For this exercise, write out exactly, and only, the lines running from the line that contains "The picture is" through the line that contains "const chartTitles = ['I".

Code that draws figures

_____

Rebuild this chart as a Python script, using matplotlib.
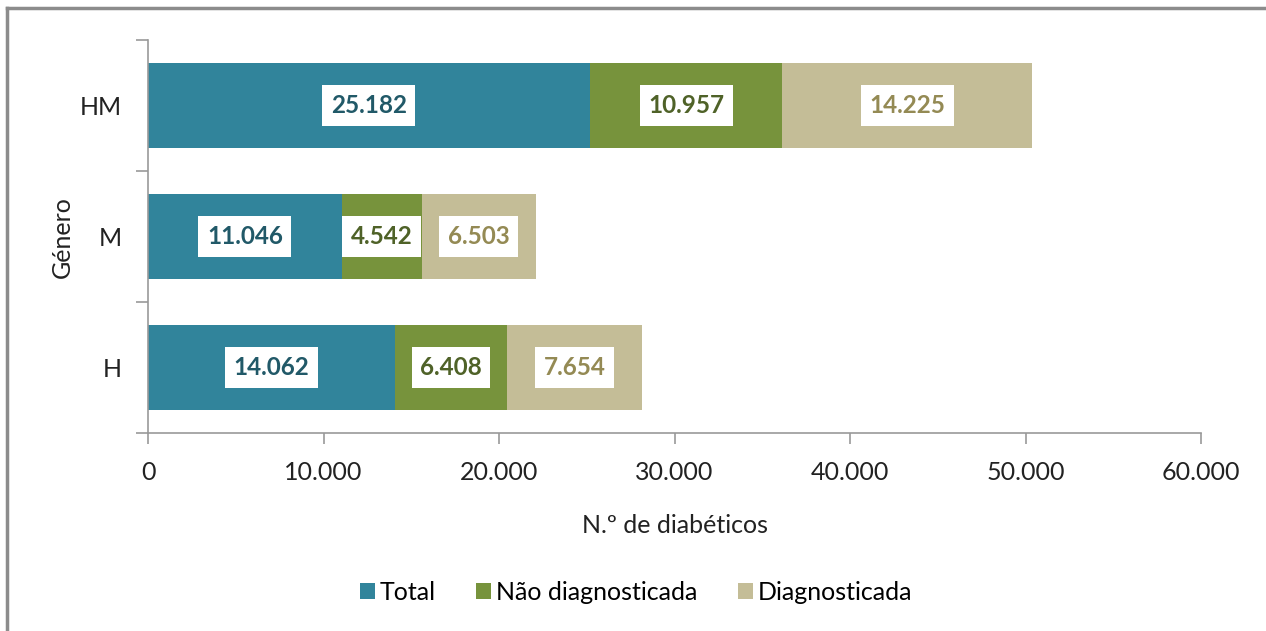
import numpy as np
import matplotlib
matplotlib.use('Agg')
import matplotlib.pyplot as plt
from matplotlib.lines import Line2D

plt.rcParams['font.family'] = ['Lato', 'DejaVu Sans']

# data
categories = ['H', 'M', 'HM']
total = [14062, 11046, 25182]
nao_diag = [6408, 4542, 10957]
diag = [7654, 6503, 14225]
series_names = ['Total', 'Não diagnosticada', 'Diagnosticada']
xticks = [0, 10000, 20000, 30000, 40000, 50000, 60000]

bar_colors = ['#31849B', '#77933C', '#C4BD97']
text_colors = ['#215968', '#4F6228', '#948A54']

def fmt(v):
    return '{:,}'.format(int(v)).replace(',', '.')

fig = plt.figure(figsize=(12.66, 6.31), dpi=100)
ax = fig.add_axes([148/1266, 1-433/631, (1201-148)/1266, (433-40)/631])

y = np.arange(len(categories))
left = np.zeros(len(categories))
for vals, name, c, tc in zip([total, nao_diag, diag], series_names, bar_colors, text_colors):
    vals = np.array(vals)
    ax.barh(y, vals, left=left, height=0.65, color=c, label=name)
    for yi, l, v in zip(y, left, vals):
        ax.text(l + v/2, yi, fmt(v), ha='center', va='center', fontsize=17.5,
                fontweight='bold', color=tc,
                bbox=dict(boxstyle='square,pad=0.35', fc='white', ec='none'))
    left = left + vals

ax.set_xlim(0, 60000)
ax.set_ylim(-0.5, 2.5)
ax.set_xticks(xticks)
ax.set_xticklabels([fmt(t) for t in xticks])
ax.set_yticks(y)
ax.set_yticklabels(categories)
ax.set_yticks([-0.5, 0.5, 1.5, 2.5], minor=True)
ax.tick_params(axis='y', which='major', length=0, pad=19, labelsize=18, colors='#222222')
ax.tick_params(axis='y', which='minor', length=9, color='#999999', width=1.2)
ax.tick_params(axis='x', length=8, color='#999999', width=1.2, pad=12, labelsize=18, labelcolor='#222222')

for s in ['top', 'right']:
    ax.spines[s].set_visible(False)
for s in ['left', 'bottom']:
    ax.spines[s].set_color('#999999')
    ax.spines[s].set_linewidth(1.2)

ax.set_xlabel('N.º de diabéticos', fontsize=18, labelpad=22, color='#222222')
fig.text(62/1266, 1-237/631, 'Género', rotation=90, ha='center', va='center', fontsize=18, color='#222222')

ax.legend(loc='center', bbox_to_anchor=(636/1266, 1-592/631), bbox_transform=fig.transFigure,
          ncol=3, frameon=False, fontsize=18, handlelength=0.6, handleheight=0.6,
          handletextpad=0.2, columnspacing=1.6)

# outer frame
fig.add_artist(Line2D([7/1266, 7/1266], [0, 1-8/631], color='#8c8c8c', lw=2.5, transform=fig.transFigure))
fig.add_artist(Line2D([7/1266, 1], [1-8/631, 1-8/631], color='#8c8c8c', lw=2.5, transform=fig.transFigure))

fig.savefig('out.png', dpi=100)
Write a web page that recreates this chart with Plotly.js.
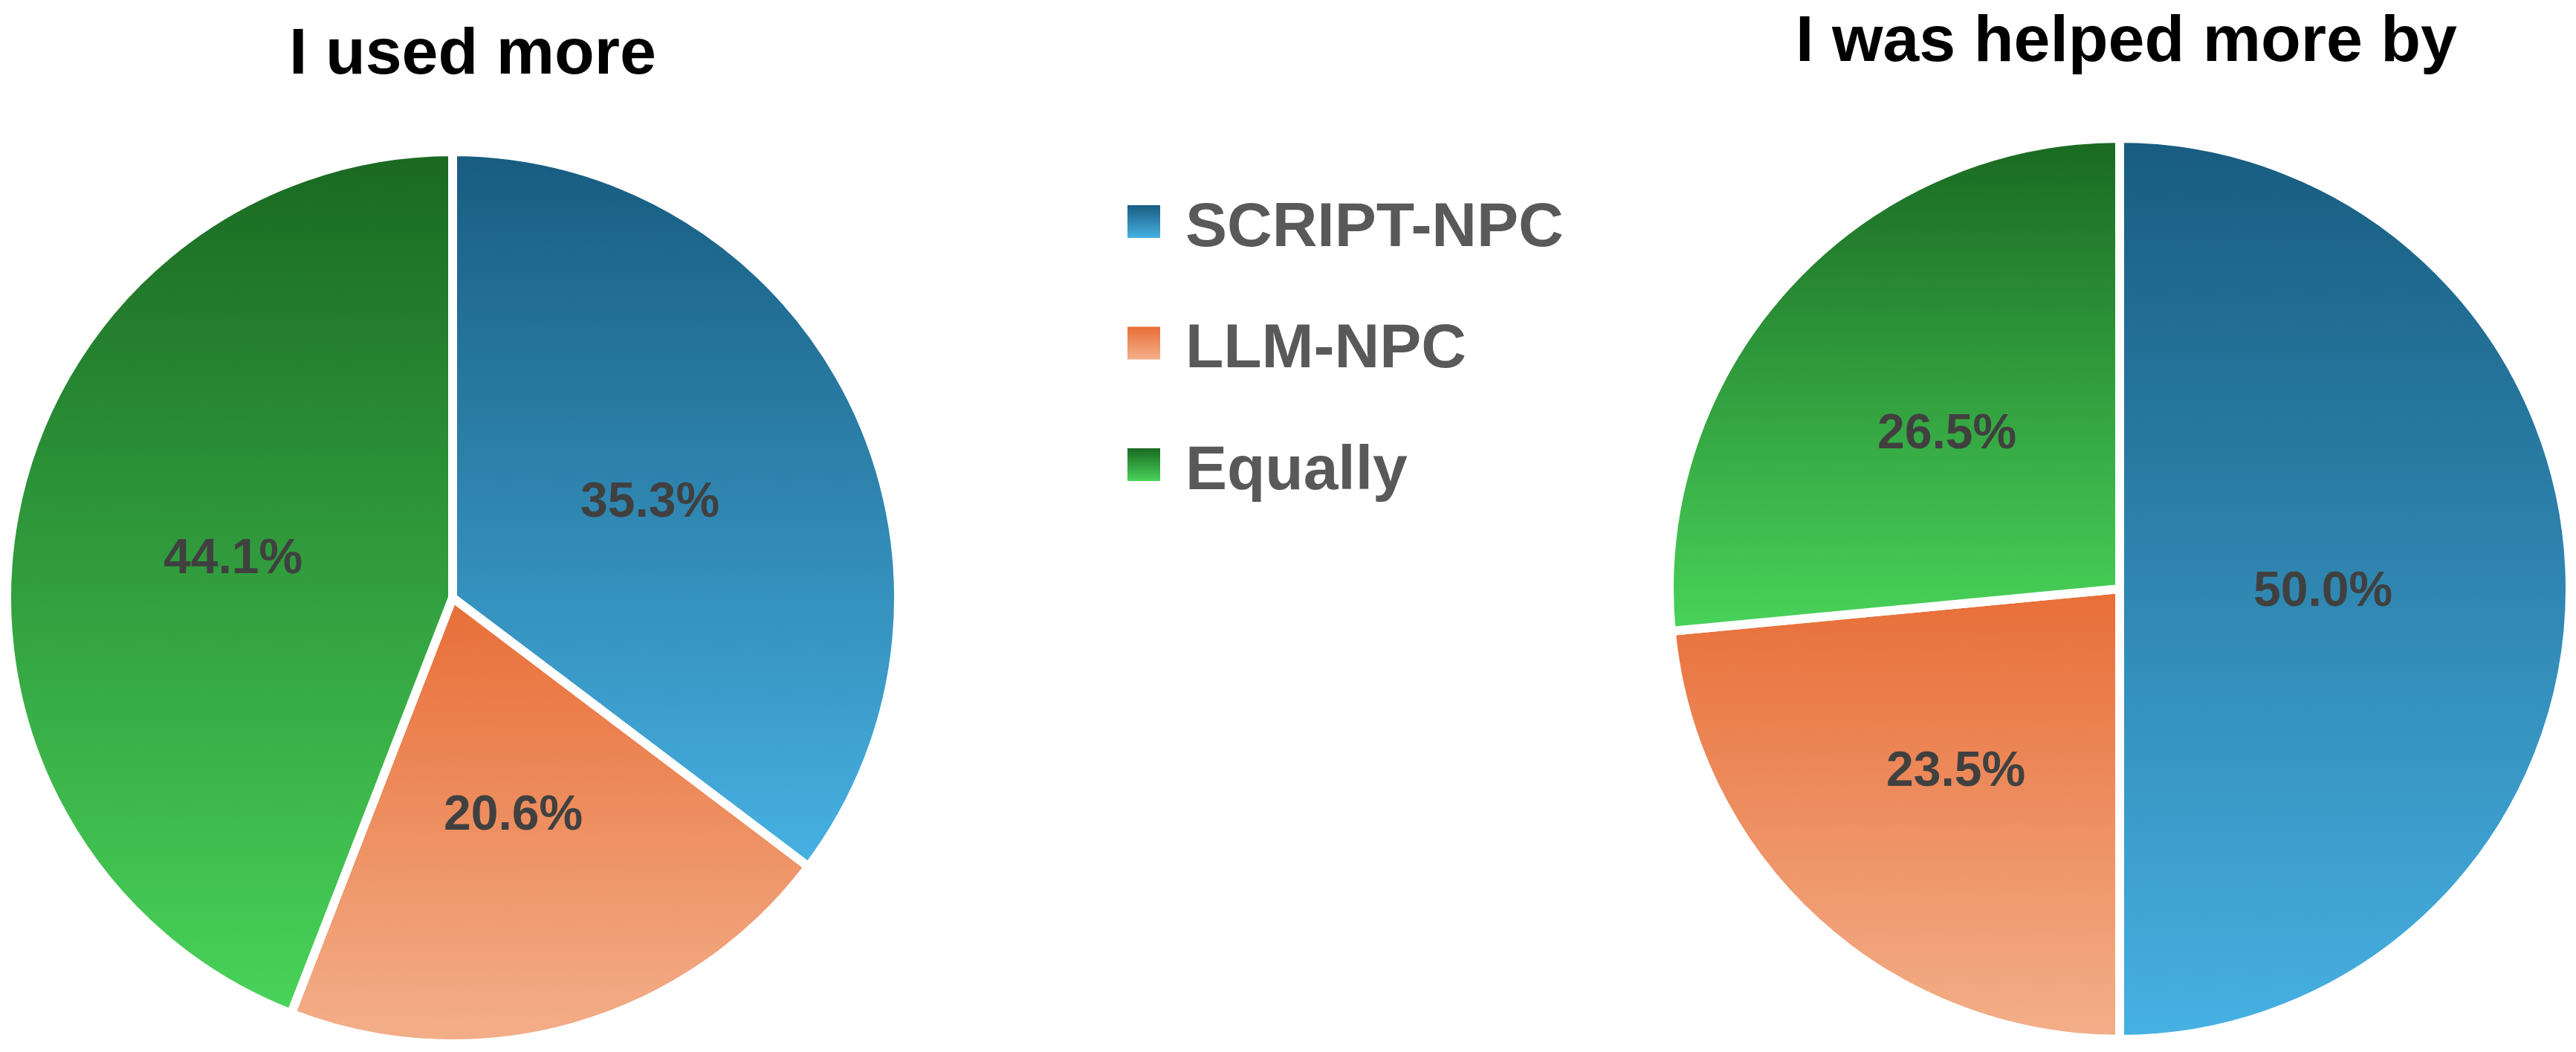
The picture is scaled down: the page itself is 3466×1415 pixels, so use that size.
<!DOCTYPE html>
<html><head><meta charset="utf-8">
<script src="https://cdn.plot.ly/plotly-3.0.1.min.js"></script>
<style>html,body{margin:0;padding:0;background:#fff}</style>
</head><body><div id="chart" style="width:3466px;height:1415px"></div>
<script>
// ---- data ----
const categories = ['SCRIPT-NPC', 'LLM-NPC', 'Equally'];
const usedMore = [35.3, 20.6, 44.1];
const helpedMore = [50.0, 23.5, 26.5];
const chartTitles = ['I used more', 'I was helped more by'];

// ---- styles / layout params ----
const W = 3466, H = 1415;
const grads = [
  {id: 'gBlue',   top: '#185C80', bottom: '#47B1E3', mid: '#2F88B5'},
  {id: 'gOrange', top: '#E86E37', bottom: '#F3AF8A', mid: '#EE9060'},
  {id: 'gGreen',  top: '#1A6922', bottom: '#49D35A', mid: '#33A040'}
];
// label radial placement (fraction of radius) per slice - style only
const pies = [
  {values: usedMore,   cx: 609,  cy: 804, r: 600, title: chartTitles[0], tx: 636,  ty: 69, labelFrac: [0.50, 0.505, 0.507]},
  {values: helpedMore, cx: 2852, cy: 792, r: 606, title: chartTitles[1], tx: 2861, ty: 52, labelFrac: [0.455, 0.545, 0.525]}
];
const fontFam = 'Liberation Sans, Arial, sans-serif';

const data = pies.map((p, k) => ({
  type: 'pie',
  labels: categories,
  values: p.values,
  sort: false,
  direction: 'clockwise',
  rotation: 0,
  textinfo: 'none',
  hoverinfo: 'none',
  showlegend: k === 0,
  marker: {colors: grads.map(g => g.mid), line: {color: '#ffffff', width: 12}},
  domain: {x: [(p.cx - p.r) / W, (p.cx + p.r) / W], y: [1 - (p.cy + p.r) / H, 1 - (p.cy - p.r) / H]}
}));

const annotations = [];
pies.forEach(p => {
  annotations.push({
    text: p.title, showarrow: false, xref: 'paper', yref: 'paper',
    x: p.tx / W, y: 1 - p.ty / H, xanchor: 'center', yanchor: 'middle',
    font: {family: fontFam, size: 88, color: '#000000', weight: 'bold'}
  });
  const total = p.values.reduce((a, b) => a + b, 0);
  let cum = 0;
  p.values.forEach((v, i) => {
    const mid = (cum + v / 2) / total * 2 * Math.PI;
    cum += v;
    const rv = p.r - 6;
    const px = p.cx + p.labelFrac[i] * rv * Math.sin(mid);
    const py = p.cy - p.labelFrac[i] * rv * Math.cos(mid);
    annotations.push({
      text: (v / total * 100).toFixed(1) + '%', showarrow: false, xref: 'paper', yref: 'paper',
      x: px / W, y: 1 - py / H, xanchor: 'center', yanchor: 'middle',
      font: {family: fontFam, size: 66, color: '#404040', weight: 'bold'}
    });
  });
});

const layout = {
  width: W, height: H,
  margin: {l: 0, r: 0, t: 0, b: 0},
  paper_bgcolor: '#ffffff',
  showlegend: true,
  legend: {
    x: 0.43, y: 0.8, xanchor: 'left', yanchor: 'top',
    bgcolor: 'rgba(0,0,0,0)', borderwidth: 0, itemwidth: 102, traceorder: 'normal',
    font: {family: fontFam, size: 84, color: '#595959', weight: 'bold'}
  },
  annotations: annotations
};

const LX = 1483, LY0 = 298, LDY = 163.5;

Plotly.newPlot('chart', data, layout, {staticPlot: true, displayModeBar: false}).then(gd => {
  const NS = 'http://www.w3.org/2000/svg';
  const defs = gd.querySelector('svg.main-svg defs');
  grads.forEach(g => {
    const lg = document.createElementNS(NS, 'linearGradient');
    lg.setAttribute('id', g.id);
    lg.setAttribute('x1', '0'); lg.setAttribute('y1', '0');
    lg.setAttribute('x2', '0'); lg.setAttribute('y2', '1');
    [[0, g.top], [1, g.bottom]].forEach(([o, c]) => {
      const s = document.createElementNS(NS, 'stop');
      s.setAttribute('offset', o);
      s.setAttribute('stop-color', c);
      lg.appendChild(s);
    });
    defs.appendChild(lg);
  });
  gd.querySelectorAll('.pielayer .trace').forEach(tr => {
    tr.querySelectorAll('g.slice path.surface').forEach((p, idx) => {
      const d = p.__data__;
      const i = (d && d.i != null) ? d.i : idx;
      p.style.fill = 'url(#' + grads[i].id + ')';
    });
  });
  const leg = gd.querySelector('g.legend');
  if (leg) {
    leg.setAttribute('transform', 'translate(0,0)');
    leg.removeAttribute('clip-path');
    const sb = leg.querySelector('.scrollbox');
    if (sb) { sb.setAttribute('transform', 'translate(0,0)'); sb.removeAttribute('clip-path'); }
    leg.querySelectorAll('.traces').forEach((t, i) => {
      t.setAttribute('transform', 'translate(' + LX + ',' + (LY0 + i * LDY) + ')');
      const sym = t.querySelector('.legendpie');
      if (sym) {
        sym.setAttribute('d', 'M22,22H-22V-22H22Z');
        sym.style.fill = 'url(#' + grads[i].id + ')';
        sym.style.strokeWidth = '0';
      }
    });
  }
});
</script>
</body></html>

_____

• _THE RESULT_:
The picture is scaled down: the page itself is 3466×1415 pixels, so use that size.
<!DOCTYPE html>
<html><head><meta charset="utf-8">
<script src="https://cdn.plot.ly/plotly-3.0.1.min.js"></script>
<style>html,body{margin:0;padding:0;background:#fff}</style>
</head><body><div id="chart" style="width:3466px;height:1415px"></div>
<script>
// ---- data ----
const categories = ['SCRIPT-NPC', 'LLM-NPC', 'Equally'];
const usedMore = [35.3, 20.6, 44.1];
const helpedMore = [50.0, 23.5, 26.5];
const chartTitles = ['I used more', 'I was helped more by'];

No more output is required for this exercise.